Patents and access to antiretrovirals: the politics of AIDS treatment in Brazil

A. de Mello e Souza

Institute for Applied Economic Research, Directorate of Studies in International Economic and Political Relations, Brasília, Brazil

Brazil's widely recognized success in controlling AIDS resulted primarily from its provision of free and universal access to antiretroviral therapies since 1996. Yet, AIDS treatment in Brazil has, from the outset, been challenged by the high costs of patented antiretrovirals. Local pharmaceutical production has thus far ensured the affordability of such treatment both by offering cheaper generic anti-AIDS drugs and by enabling the government to make credible threats of compulsory licensing, thereby successfully negotiating considerable price discounts for patented antiretrovirals with brand-name pharmaceutical multinational companies.
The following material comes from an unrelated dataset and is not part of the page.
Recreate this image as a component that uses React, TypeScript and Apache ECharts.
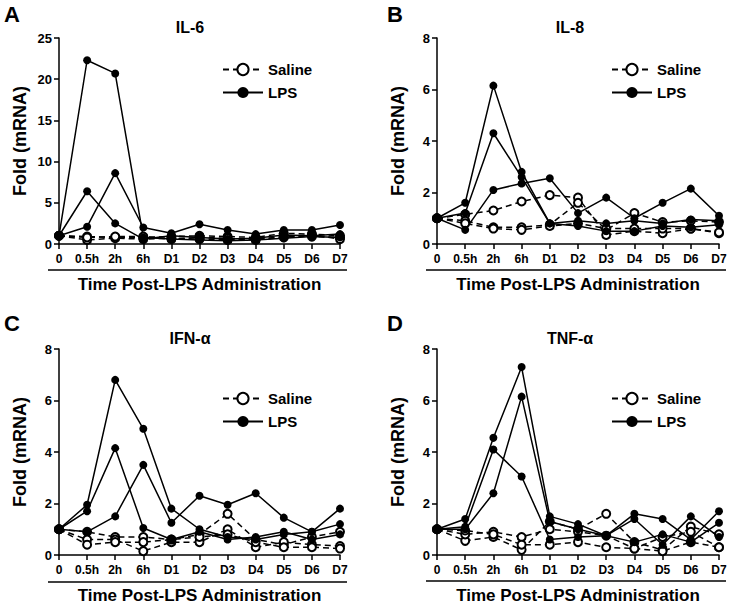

Domestic and transnational political support helped Brazil resist resulting pressures and retaliations from these multinationals and the US government. Yet, this paper provides qualitative and quantitative evidence, gathered through extensive field research in Brasilia, Rio de Janeiro and Geneva, that such strategy has ceased to be effective since 2005, when India and other suppliers of antiretroviral active ingredients to Brazil adopted stricter patent laws in accordance with the Agreement on Trade-Related Aspects of Intellectual Property Rights (TRIPS). It argues that the legal and institutional reforms which enable pre-grant patent opposition by health authorities, more flexible and easier compulsory licensing and expedite post-patent generic entry, while important, remain unable to ensure the sustainability of AIDS treatment in Brazil. Rather, the paper concludes that such sustainability depends crucially on further technological capacitation of the Brazilian pharmaceutical industry, without which neither domestic political support nor lax domestic patent rules will suffice in the context of TRIPS. In particular, the command over all phases of antiretroviral production is key for Brazil to exercise bargaining and market power in face of global patent rules and strong external opposition. Such technological capacitation in Brazil may help increase access to antiretroviral therapies in other developing countries as well.